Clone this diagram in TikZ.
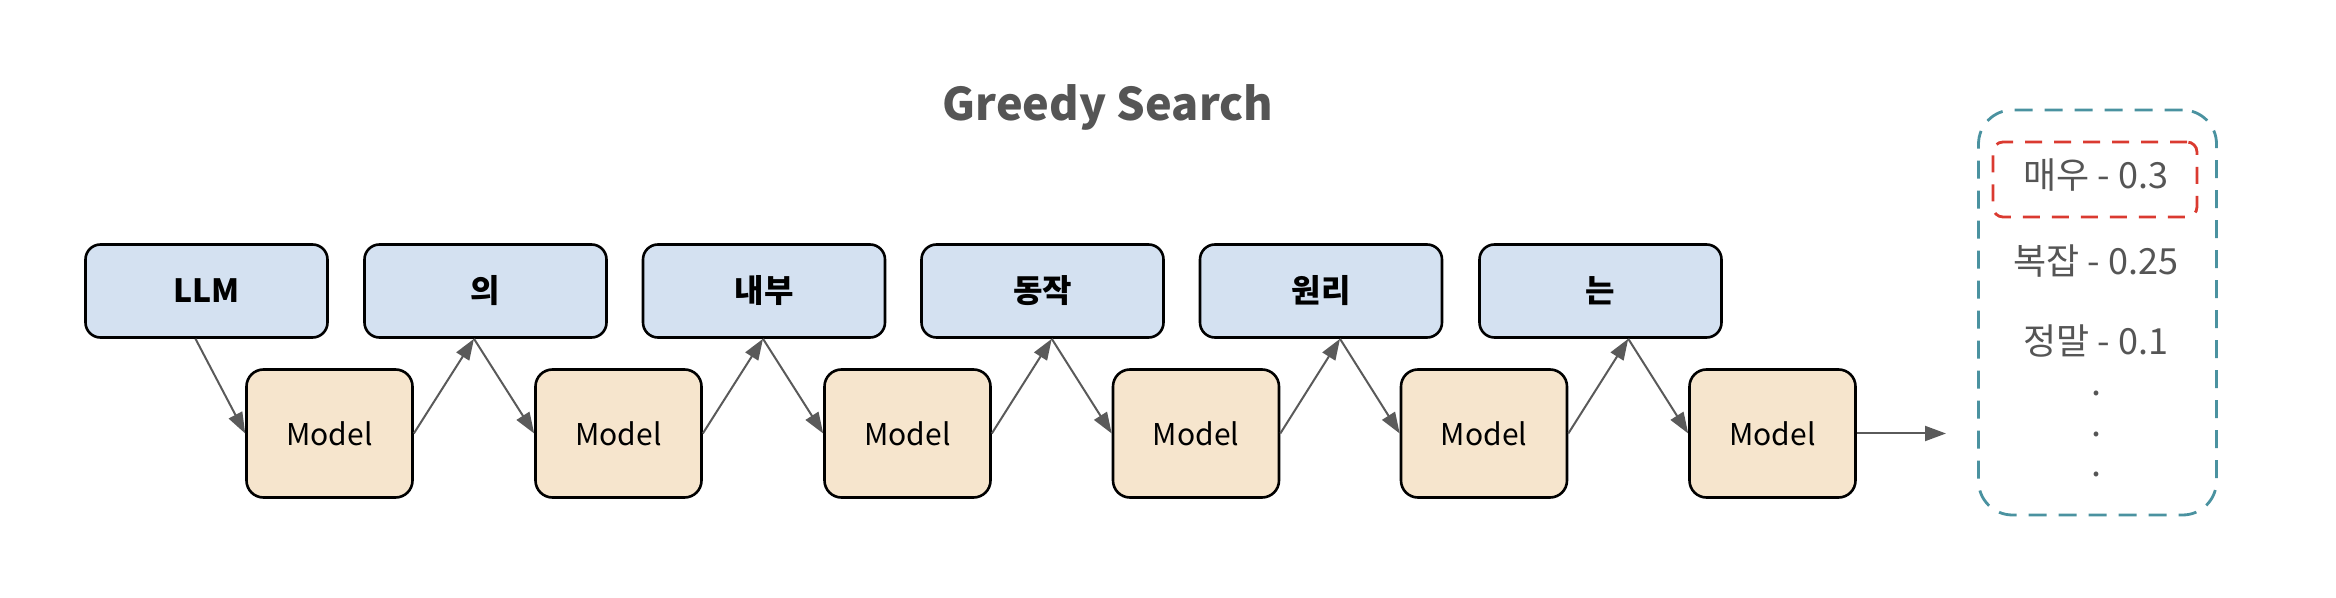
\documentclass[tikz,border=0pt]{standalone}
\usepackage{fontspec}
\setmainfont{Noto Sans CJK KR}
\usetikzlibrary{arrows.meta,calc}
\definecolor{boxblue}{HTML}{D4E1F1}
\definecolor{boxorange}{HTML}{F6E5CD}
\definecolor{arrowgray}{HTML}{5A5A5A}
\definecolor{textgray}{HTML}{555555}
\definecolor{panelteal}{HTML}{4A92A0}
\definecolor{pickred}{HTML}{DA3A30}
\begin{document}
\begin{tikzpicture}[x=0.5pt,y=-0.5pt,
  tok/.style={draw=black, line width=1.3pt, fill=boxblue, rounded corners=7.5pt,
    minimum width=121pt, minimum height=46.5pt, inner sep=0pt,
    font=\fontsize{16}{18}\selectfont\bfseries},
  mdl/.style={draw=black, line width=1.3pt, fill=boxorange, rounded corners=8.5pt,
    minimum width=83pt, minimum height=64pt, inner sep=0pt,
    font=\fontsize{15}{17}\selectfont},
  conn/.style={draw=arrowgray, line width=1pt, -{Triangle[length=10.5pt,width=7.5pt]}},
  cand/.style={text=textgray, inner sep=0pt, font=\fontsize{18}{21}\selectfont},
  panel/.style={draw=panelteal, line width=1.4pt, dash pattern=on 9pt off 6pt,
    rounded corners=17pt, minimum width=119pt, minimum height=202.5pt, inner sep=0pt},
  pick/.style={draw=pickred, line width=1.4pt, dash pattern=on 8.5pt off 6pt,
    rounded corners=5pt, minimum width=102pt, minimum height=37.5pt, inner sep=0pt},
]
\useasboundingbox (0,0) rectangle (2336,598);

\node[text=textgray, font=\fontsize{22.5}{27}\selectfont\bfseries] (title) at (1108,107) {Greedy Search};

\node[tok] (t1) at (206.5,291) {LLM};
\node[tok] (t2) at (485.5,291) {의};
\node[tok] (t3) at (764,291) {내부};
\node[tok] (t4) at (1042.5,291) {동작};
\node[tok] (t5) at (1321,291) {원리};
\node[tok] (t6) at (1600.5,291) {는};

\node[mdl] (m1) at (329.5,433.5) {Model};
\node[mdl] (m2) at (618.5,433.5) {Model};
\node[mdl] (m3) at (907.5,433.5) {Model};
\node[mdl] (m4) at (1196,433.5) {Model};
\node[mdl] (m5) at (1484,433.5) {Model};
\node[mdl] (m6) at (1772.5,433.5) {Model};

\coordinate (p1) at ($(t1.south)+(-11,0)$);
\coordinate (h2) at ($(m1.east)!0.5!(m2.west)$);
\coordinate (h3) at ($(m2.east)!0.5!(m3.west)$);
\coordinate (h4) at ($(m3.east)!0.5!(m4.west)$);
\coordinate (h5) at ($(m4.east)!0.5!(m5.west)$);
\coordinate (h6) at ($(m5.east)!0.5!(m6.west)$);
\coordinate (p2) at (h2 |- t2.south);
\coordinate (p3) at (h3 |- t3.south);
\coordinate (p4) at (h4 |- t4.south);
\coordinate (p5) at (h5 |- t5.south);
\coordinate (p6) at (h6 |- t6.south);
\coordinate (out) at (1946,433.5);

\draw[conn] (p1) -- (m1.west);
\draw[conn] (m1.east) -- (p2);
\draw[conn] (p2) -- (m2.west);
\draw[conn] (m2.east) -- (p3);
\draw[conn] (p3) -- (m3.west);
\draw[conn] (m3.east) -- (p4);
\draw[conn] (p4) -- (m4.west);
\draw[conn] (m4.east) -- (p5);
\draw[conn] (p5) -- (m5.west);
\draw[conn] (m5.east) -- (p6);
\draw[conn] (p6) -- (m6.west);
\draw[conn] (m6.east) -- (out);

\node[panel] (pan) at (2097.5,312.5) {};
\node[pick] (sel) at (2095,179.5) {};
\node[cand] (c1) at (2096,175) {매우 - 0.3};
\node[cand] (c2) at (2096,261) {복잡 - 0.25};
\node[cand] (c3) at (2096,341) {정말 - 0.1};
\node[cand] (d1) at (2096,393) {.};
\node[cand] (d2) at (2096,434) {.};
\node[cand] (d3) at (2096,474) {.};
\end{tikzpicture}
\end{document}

- - - -

-- Short task --
Set down all the data again exactly as above, pictures excluded.

-- The solution --
Clone this diagram in TikZ.
\documentclass[tikz,border=0pt]{standalone}
\usepackage{fontspec}
\setmainfont{Noto Sans CJK KR}
\usetikzlibrary{arrows.meta,calc}
\definecolor{boxblue}{HTML}{D4E1F1}
\definecolor{boxorange}{HTML}{F6E5CD}
\definecolor{arrowgray}{HTML}{5A5A5A}
\definecolor{textgray}{HTML}{555555}
\definecolor{panelteal}{HTML}{4A92A0}
\definecolor{pickred}{HTML}{DA3A30}
\begin{document}
\begin{tikzpicture}[x=0.5pt,y=-0.5pt,
  tok/.style={draw=black, line width=1.3pt, fill=boxblue, rounded corners=7.5pt,
    minimum width=121pt, minimum height=46.5pt, inner sep=0pt,
    font=\fontsize{16}{18}\selectfont\bfseries},
  mdl/.style={draw=black, line width=1.3pt, fill=boxorange, rounded corners=8.5pt,
    minimum width=83pt, minimum height=64pt, inner sep=0pt,
    font=\fontsize{15}{17}\selectfont},
  conn/.style={draw=arrowgray, line width=1pt, -{Triangle[length=10.5pt,width=7.5pt]}},
  cand/.style={text=textgray, inner sep=0pt, font=\fontsize{18}{21}\selectfont},
  panel/.style={draw=panelteal, line width=1.4pt, dash pattern=on 9pt off 6pt,
    rounded corners=17pt, minimum width=119pt, minimum height=202.5pt, inner sep=0pt},
  pick/.style={draw=pickred, line width=1.4pt, dash pattern=on 8.5pt off 6pt,
    rounded corners=5pt, minimum width=102pt, minimum height=37.5pt, inner sep=0pt},
]
\useasboundingbox (0,0) rectangle (2336,598);

\node[text=textgray, font=\fontsize{22.5}{27}\selectfont\bfseries] (title) at (1108,107) {Greedy Search};

\node[tok] (t1) at (206.5,291) {LLM};
\node[tok] (t2) at (485.5,291) {의};
\node[tok] (t3) at (764,291) {내부};
\node[tok] (t4) at (1042.5,291) {동작};
\node[tok] (t5) at (1321,291) {원리};
\node[tok] (t6) at (1600.5,291) {는};

\node[mdl] (m1) at (329.5,433.5) {Model};
\node[mdl] (m2) at (618.5,433.5) {Model};
\node[mdl] (m3) at (907.5,433.5) {Model};
\node[mdl] (m4) at (1196,433.5) {Model};
\node[mdl] (m5) at (1484,433.5) {Model};
\node[mdl] (m6) at (1772.5,433.5) {Model};

\coordinate (p1) at ($(t1.south)+(-11,0)$);
\coordinate (h2) at ($(m1.east)!0.5!(m2.west)$);
\coordinate (h3) at ($(m2.east)!0.5!(m3.west)$);
\coordinate (h4) at ($(m3.east)!0.5!(m4.west)$);
\coordinate (h5) at ($(m4.east)!0.5!(m5.west)$);
\coordinate (h6) at ($(m5.east)!0.5!(m6.west)$);
\coordinate (p2) at (h2 |- t2.south);
\coordinate (p3) at (h3 |- t3.south);
\coordinate (p4) at (h4 |- t4.south);
\coordinate (p5) at (h5 |- t5.south);
\coordinate (p6) at (h6 |- t6.south);
\coordinate (out) at (1946,433.5);

\draw[conn] (p1) -- (m1.west);
\draw[conn] (m1.east) -- (p2);
\draw[conn] (p2) -- (m2.west);
\draw[conn] (m2.east) -- (p3);
\draw[conn] (p3) -- (m3.west);
\draw[conn] (m3.east) -- (p4);
\draw[conn] (p4) -- (m4.west);
\draw[conn] (m4.east) -- (p5);
\draw[conn] (p5) -- (m5.west);
\draw[conn] (m5.east) -- (p6);
\draw[conn] (p6) -- (m6.west);
\draw[conn] (m6.east) -- (out);

\node[panel] (pan) at (2097.5,312.5) {};
\node[pick] (sel) at (2095,179.5) {};
\node[cand] (c1) at (2096,175) {매우 - 0.3};
\node[cand] (c2) at (2096,261) {복잡 - 0.25};
\node[cand] (c3) at (2096,341) {정말 - 0.1};
\node[cand] (d1) at (2096,393) {.};
\node[cand] (d2) at (2096,434) {.};
\node[cand] (d3) at (2096,474) {.};
\end{tikzpicture}
\end{document}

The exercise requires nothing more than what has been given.